__Provided material__:
■ ■ ■
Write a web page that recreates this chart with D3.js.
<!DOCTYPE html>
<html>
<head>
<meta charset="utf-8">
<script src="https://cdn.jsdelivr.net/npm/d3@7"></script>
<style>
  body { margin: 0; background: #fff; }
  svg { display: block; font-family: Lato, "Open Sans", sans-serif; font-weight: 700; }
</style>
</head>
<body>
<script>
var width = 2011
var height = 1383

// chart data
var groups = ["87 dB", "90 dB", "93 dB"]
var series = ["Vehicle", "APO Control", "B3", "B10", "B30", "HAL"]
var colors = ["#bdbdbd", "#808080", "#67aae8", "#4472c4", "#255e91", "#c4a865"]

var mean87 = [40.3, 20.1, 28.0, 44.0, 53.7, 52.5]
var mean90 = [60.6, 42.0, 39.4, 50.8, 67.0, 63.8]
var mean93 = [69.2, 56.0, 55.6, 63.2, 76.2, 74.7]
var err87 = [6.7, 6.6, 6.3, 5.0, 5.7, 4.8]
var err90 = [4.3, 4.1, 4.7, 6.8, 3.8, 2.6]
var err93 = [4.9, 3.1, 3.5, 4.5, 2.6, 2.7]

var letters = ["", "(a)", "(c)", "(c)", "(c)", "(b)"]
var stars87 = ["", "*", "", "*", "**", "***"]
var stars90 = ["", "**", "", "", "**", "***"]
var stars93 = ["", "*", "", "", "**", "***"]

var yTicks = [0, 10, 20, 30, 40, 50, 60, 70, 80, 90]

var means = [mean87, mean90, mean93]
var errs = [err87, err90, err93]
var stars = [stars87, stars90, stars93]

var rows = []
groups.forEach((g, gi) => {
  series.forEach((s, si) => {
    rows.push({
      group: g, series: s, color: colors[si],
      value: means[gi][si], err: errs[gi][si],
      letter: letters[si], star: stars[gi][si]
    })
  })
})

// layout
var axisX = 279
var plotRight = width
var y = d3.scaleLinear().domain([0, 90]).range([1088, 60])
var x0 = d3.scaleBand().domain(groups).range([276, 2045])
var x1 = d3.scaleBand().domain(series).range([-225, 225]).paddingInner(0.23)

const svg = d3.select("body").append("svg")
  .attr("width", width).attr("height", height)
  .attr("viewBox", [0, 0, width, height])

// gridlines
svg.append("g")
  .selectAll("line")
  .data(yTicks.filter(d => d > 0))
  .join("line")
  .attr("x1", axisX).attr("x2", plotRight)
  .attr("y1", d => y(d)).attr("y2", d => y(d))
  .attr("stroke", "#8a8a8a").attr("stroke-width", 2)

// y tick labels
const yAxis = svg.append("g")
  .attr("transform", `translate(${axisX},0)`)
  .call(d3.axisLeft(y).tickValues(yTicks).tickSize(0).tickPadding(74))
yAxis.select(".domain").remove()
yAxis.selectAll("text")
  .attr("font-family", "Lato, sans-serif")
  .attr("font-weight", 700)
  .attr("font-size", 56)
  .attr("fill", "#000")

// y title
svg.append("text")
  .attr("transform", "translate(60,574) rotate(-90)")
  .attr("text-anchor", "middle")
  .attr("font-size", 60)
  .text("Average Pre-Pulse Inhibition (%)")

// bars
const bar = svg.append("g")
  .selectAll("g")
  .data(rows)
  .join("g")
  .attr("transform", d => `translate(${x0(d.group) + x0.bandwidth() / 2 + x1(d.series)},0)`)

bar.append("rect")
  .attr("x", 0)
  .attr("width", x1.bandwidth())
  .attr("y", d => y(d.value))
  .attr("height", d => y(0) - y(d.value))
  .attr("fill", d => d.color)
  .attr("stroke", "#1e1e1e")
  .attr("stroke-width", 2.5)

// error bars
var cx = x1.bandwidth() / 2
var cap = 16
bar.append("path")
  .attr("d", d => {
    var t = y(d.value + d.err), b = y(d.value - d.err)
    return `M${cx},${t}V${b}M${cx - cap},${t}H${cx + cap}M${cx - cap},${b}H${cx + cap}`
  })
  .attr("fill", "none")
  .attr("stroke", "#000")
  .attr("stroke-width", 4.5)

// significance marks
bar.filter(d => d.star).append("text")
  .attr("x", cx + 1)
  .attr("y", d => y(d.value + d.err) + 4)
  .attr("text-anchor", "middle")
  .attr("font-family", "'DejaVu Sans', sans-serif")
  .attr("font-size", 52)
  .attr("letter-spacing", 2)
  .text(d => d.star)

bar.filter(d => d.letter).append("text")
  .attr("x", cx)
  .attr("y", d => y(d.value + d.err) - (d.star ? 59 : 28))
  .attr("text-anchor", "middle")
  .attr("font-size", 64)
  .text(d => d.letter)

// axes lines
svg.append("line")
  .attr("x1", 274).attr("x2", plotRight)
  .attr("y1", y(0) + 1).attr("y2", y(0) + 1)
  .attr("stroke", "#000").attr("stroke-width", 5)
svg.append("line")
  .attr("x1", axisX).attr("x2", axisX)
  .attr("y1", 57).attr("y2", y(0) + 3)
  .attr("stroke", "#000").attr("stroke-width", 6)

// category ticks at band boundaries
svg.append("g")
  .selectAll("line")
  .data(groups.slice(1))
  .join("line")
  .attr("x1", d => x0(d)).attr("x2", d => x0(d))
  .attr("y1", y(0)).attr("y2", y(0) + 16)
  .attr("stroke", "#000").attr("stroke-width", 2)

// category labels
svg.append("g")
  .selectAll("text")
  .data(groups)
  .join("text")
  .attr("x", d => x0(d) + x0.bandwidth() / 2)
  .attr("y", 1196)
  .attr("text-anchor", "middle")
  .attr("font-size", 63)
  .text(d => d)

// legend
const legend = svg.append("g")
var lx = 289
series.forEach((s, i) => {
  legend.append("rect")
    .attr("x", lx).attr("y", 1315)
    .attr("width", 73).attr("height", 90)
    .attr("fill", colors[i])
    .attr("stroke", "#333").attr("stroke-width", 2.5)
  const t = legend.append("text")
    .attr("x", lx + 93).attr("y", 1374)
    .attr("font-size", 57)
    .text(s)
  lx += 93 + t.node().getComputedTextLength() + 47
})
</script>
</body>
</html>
■ ■ ■
Extract the full listing above without altering anything.

__Correct output__:
Write a web page that recreates this chart with D3.js.
<!DOCTYPE html>
<html>
<head>
<meta charset="utf-8">
<script src="https://cdn.jsdelivr.net/npm/d3@7"></script>
<style>
  body { margin: 0; background: #fff; }
  svg { display: block; font-family: Lato, "Open Sans", sans-serif; font-weight: 700; }
</style>
</head>
<body>
<script>
var width = 2011
var height = 1383

// chart data
var groups = ["87 dB", "90 dB", "93 dB"]
var series = ["Vehicle", "APO Control", "B3", "B10", "B30", "HAL"]
var colors = ["#bdbdbd", "#808080", "#67aae8", "#4472c4", "#255e91", "#c4a865"]

var mean87 = [40.3, 20.1, 28.0, 44.0, 53.7, 52.5]
var mean90 = [60.6, 42.0, 39.4, 50.8, 67.0, 63.8]
var mean93 = [69.2, 56.0, 55.6, 63.2, 76.2, 74.7]
var err87 = [6.7, 6.6, 6.3, 5.0, 5.7, 4.8]
var err90 = [4.3, 4.1, 4.7, 6.8, 3.8, 2.6]
var err93 = [4.9, 3.1, 3.5, 4.5, 2.6, 2.7]

var letters = ["", "(a)", "(c)", "(c)", "(c)", "(b)"]
var stars87 = ["", "*", "", "*", "**", "***"]
var stars90 = ["", "**", "", "", "**", "***"]
var stars93 = ["", "*", "", "", "**", "***"]

var yTicks = [0, 10, 20, 30, 40, 50, 60, 70, 80, 90]

var means = [mean87, mean90, mean93]
var errs = [err87, err90, err93]
var stars = [stars87, stars90, stars93]

var rows = []
groups.forEach((g, gi) => {
  series.forEach((s, si) => {
    rows.push({
      group: g, series: s, color: colors[si],
      value: means[gi][si], err: errs[gi][si],
      letter: letters[si], star: stars[gi][si]
    })
  })
})

// layout
var axisX = 279
var plotRight = width
var y = d3.scaleLinear().domain([0, 90]).range([1088, 60])
var x0 = d3.scaleBand().domain(groups).range([276, 2045])
var x1 = d3.scaleBand().domain(series).range([-225, 225]).paddingInner(0.23)

const svg = d3.select("body").append("svg")
  .attr("width", width).attr("height", height)
  .attr("viewBox", [0, 0, width, height])

// gridlines
svg.append("g")
  .selectAll("line")
  .data(yTicks.filter(d => d > 0))
  .join("line")
  .attr("x1", axisX).attr("x2", plotRight)
  .attr("y1", d => y(d)).attr("y2", d => y(d))
  .attr("stroke", "#8a8a8a").attr("stroke-width", 2)

// y tick labels
const yAxis = svg.append("g")
  .attr("transform", `translate(${axisX},0)`)
  .call(d3.axisLeft(y).tickValues(yTicks).tickSize(0).tickPadding(74))
yAxis.select(".domain").remove()
yAxis.selectAll("text")
  .attr("font-family", "Lato, sans-serif")
  .attr("font-weight", 700)
  .attr("font-size", 56)
  .attr("fill", "#000")

// y title
svg.append("text")
  .attr("transform", "translate(60,574) rotate(-90)")
  .attr("text-anchor", "middle")
  .attr("font-size", 60)
  .text("Average Pre-Pulse Inhibition (%)")

// bars
const bar = svg.append("g")
  .selectAll("g")
  .data(rows)
  .join("g")
  .attr("transform", d => `translate(${x0(d.group) + x0.bandwidth() / 2 + x1(d.series)},0)`)

bar.append("rect")
  .attr("x", 0)
  .attr("width", x1.bandwidth())
  .attr("y", d => y(d.value))
  .attr("height", d => y(0) - y(d.value))
  .attr("fill", d => d.color)
  .attr("stroke", "#1e1e1e")
  .attr("stroke-width", 2.5)

// error bars
var cx = x1.bandwidth() / 2
var cap = 16
bar.append("path")
  .attr("d", d => {
    var t = y(d.value + d.err), b = y(d.value - d.err)
    return `M${cx},${t}V${b}M${cx - cap},${t}H${cx + cap}M${cx - cap},${b}H${cx + cap}`
  })
  .attr("fill", "none")
  .attr("stroke", "#000")
  .attr("stroke-width", 4.5)

// significance marks
bar.filter(d => d.star).append("text")
  .attr("x", cx + 1)
  .attr("y", d => y(d.value + d.err) + 4)
  .attr("text-anchor", "middle")
  .attr("font-family", "'DejaVu Sans', sans-serif")
  .attr("font-size", 52)
  .attr("letter-spacing", 2)
  .text(d => d.star)

bar.filter(d => d.letter).append("text")
  .attr("x", cx)
  .attr("y", d => y(d.value + d.err) - (d.star ? 59 : 28))
  .attr("text-anchor", "middle")
  .attr("font-size", 64)
  .text(d => d.letter)

// axes lines
svg.append("line")
  .attr("x1", 274).attr("x2", plotRight)
  .attr("y1", y(0) + 1).attr("y2", y(0) + 1)
  .attr("stroke", "#000").attr("stroke-width", 5)
svg.append("line")
  .attr("x1", axisX).attr("x2", axisX)
  .attr("y1", 57).attr("y2", y(0) + 3)
  .attr("stroke", "#000").attr("stroke-width", 6)

// category ticks at band boundaries
svg.append("g")
  .selectAll("line")
  .data(groups.slice(1))
  .join("line")
  .attr("x1", d => x0(d)).attr("x2", d => x0(d))
  .attr("y1", y(0)).attr("y2", y(0) + 16)
  .attr("stroke", "#000").attr("stroke-width", 2)

// category labels
svg.append("g")
  .selectAll("text")
  .data(groups)
  .join("text")
  .attr("x", d => x0(d) + x0.bandwidth() / 2)
  .attr("y", 1196)
  .attr("text-anchor", "middle")
  .attr("font-size", 63)
  .text(d => d)

// legend
const legend = svg.append("g")
var lx = 289
series.forEach((s, i) => {
  legend.append("rect")
    .attr("x", lx).attr("y", 1315)
    .attr("width", 73).attr("height", 90)
    .attr("fill", colors[i])
    .attr("stroke", "#333").attr("stroke-width", 2.5)
  const t = legend.append("text")
    .attr("x", lx + 93).attr("y", 1374)
    .attr("font-size", 57)
    .text(s)
  lx += 93 + t.node().getComputedTextLength() + 47
})
</script>
</body>
</html>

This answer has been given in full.